I ignored it. Shouhei had forgotten to sign off and this guy--possibly his ex, whom he was still friendly with--was messaging him. After a few minutes, another one appeared.

"What's wrong? Shy?"

I clicked on the box, but of course the software on Shouhei's computer was in Japanese, a language I was struggling with back then. I wanted to log him off.

"You weren't so shy the other night."

Still ignoring, I made a guess and clicked the cursor on a box I assumed would shut it off. Instead, his email opened. Not his regular email. A separate email, all in English. I read.

There were dozens of emails from dozens of guys, going back the entire two years we had been together. I didn't read all, but I read enough of them. Shouhei had been meeting guys behind my back the entire time, and I hadn't a clue. I remembered suddenly making love the night before, with him looking up at me with soft, sincere eyes, telling me how much I meant to him. It was the strange case of Dr. Jekyll and Mr. When-You-Get-Home-I-Am-Gonna-Kick-Your-@$$.

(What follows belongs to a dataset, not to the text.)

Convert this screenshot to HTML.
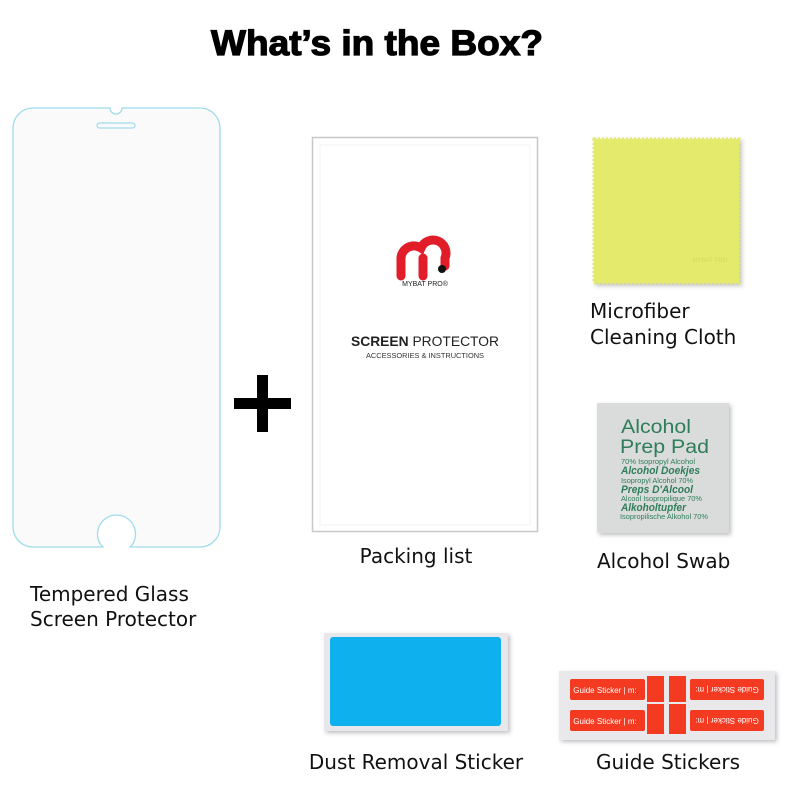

Ning could have phrased his assessment of the Japanese character a bit more diplomatically (which would have been the way the Japanese would have done it), but he was not essentially wrong. They call it here tatamae and hon'ne, saying or doing whatever is necessary to maintain an atmosphere of harmony and peace and the "truth." Most cultures do it to an extent, but like sword-smithing the Japanese have perfected it. It is even part of the language. As a trilingual French friend of mine recently put it, "French is the perfect language for expressing emotion. English is the best language for swearing. And Japanese is the supreme language for dodging questions, being evasive, and hiding what you really mean."

The astute reader may wonder what the photo above had to do with the actual content of this post. I had to get your attention somehow.